The repository contains a very simple pipeline, that trains a random forest on the MNIST data set. The code is built as an Airflow directed acyclic graph (DAG), pytest is used for the unit tests, Sphinx to build the documentation, and Circle CI for continuous integration.

Virtualenv and requirements.txt

When setting up a new project, list out the Python dependencies in a requirements.txt file, including the version numbers. Commit this file to the repository, so that every new user can replicate the environment your codebase needs to run in.

Users can create a new environment by using virtualenv:

# This creates the virtual environment
cd $PROJECT_PATH
virtualenv production-tools

and then install the dependencies by referring to the requirements.txt:

# This installs the modules
pip install -r requirements.txt

# This activates the virtual environment
source production-tools/bin/activate

Sphinx

Sphinx is a plug-in that can be used to build the documentation of your codebase, using the docstrings you put in your code. Sphinx provides an utility called sphinx-quickstart, that can be run to get a number of template files that will work out of the box.

The files in the docs folder are the output of running sphinx-quickstart. It generates four files:

conf.py: A Python file that contains the configuration for the Sphinx project.
index.rst: A text file that functions as the home page of your documentation.
Makefile: A Makefile that can be used to generate the documentation.
make.bat: A BAT script that can be executed to generate the documentation on Windows.

However, I have made some minor changes:

At the top of conf.py, I import the sphinx_rtd_theme module for a custom HTML theme. This also requires a change on lines 87 and 116.
I add a number of extensions by default on line 43.
I have created a text file dags.rst that contains the documentation of our codebase.

Every user that has access to the codebase, can now build the documentation locally using the provided Makefile. Alternatively, you can build the documentation as part of your build process (using Circle CI), and then host the HTML pages on an (internal) webserver. There is also a Sphinx confluence plug-in, if your company prefers to host documentation on Confluence.

Circle CI

Circle CI is used for continuous integration, but you could use any kind of continuous integration tool here (like Travis, or Jenkins). All you need to use Circle CI in your repository is a config.yml file in the .circleci directory, and an account on circleci.com. You can connect that account with your GitHub account, and Circle CI will then scan your repositories and tell you for which ones it can enable automatic builds.
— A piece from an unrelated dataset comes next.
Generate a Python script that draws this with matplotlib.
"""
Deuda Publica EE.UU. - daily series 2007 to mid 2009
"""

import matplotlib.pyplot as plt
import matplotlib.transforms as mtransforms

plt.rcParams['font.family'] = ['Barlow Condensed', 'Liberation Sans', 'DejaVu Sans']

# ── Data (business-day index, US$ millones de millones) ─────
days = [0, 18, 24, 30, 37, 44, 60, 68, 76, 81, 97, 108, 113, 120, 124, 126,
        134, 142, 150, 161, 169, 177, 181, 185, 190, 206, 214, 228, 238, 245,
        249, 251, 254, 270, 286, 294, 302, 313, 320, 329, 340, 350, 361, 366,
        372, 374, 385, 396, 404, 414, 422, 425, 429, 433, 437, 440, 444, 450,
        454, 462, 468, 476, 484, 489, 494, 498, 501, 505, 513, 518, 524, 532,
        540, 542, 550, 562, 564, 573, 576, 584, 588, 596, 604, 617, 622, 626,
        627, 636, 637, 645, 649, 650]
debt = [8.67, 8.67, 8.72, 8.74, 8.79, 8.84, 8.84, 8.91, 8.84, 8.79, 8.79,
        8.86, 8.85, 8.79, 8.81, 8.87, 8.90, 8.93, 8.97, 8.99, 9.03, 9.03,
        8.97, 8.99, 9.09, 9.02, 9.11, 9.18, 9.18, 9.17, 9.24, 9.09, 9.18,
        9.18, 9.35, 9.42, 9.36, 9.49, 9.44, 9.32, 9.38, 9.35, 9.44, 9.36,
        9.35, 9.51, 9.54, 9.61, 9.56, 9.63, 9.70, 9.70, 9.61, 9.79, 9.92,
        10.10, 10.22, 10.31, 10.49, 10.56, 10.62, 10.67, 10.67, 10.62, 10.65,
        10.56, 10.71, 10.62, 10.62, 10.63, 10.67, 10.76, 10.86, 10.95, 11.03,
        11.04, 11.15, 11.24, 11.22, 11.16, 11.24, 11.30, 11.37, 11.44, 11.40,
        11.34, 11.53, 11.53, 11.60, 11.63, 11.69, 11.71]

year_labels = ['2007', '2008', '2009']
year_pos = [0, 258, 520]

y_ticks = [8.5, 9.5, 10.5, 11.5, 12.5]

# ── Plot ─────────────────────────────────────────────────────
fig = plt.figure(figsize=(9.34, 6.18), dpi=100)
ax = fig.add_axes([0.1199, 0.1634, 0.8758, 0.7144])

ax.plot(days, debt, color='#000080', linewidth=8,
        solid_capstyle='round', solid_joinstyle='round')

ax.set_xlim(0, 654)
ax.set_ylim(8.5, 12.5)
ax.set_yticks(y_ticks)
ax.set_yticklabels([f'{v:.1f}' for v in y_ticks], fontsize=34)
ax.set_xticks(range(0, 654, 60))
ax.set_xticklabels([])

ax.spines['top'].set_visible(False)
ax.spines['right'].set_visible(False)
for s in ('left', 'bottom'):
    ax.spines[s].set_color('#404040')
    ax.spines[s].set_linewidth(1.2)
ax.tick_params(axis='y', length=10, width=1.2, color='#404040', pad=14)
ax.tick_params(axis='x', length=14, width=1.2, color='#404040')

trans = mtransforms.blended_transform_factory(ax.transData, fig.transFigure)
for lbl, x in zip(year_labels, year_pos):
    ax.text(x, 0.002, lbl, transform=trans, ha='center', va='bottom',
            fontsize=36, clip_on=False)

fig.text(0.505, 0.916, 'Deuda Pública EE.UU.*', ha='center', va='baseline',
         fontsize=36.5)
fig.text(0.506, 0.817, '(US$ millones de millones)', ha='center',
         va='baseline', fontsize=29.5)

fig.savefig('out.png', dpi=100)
In this repository, we only use Circle CI to run the unit tests every time a pull request is opened. However, you can customize this so that you can execute more tasks when a PR is submitted. For example, you could add:

Building the documentation to ensure it is not broken with the proposed changes.
Installing the repository if it is meant to be shipped as a Python package.
Execute data pipelines that are part of the DAGs in the codebase (integration tests).

Check out the Circle CI website for an in-depth tutorial on how to configure Circle CI workflows.

Black as a pre-commit linter

Black is used as a pre-commit linter. You should follow the instructions in their repo on how to set it up. In essence you need to:

Install black using pip.
Install pre-commit using pip.
Copy the .pre-commit-config.yaml file into your repository.
Run pre-commit install.

Airflow

Airflow is used to build the workflow as a DAG, and it can be found in the pipeline.dags module.